Updated from Wednesday, July 9, with Family Dollar's fiscal third-quarter earnings and sales and fourth-quarter forecast, which were released early Thursday.
NEW YORK (TheStreet) -- "[W]e lost our way,... [W]e lost our core focus."
That was the confession of Family Dollar (FDO) CEO Howard Levine at an investor conference in late April. Roughly one month later, Carl Icahn disclosed he'd taken an over 9% stake in Family Dollar's shares and wanted the company put up for sale.
Family Dollar's crisis is profound enough that Levine, son of founder Leon Levine, may soon be ousted from the discount retailer, which has been family-run for more than a half century as the company expanded from a single Charlotte, N.C.-based storefront in 1959 to over 8,000 locations nationwide as of 2013. He has already fought for control with other large hedge funds, but Icahn presents Levine's biggest challenge yet.
To retain his grip on Family Dollar, Levine will quickly need to figure out how to reverse the company's declining sales and tumbling profits. Levine will also have to begin closing a wide performance gap between Family Dollar and its closest competitor, Dollar General (DG). Stockholders may need to see evidence of significant progress on both of those fronts in the next 12-months.
Levine has pulled off similar feats in his many decades at Family Dollar, a tenure that includes nearly 16-years as CEO. After a tumultuous spell working under his father in the 1980s that culminated with a public split between the two, Levine returned to Family Dollar in the mid-1990s to head its merchandising efforts and pulled the company from a bout of underperformance and into an era of unprecedented expansion.
Levine dealt with WalMart's (WMT) encroachment on Family Dollar's turf through its Neighborhood Market store concept and the rise of e-commerce during his first years as CEO. In a single decade running Family Dollar, he managed to grow the discount retailer through the most pronounced boom-and-bust economic cycle since the 1920s.
Family Dollar nearly tripled it stores and increased revenue and profits more than fourfold since Levine took over from his father in August 1998. The company's shares have more than tripled the return of the S&P 500 Index during Levine's tenure.
Today, however, Levine may be no match for the challenges facing Family Dollar and it is unclear how much longer he can count on the support of his board.
In what has become a familiar scenario, a powerful set of hedge fund investors including Icahn and Nelson Peltz of Trian Management now stand ready to pounce at the first sign of further financial missteps. Already Icahn has supplanted Levine as the company's largest shareholder, after exercising about $600 million worth of option contracts on July 2.

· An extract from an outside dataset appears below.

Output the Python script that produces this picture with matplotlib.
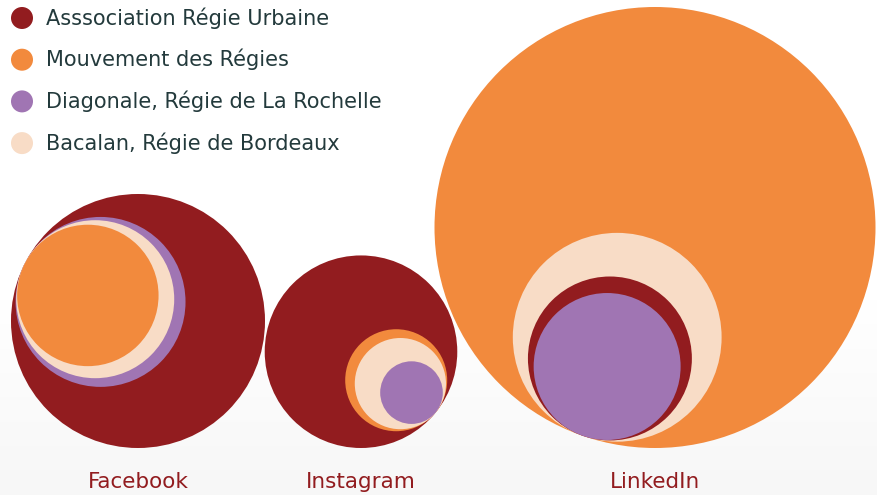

Activist hedge funds have used their growing clout to take on companies as large as Apple (AAPL), Procter & Gamble (PG), Microsoft (MSFT), Pepsico (PEP) and Walgreens (WAG), in recent years. They've also instigated dramatic change at Hess (HES), Kraft Foods (KRFT), Fortune Brands (FBHS), Motorola (MSI), Yahoo! (YHOO) and Safeway (SWY).
In light of those conquests, Family Dollar could be the next chapter in a hostile battle between Wall Street and Main Street corporations.
Earnings continue to drop at Family Dollar. The company posted fiscal third-quarter earnings on Thursday of $81.1 million, or 71 cents a share, down over 30% from a year earlier and missing Wall Street forecasts.
Third-quarter revenue rose 3.3% to $2.66 billion; analysts were looking for sales of $2.61 billion. Same-store sales fell for a third straight quarter, down 1.8%. Family Dollar expects flat same-store sales in the coming quarter.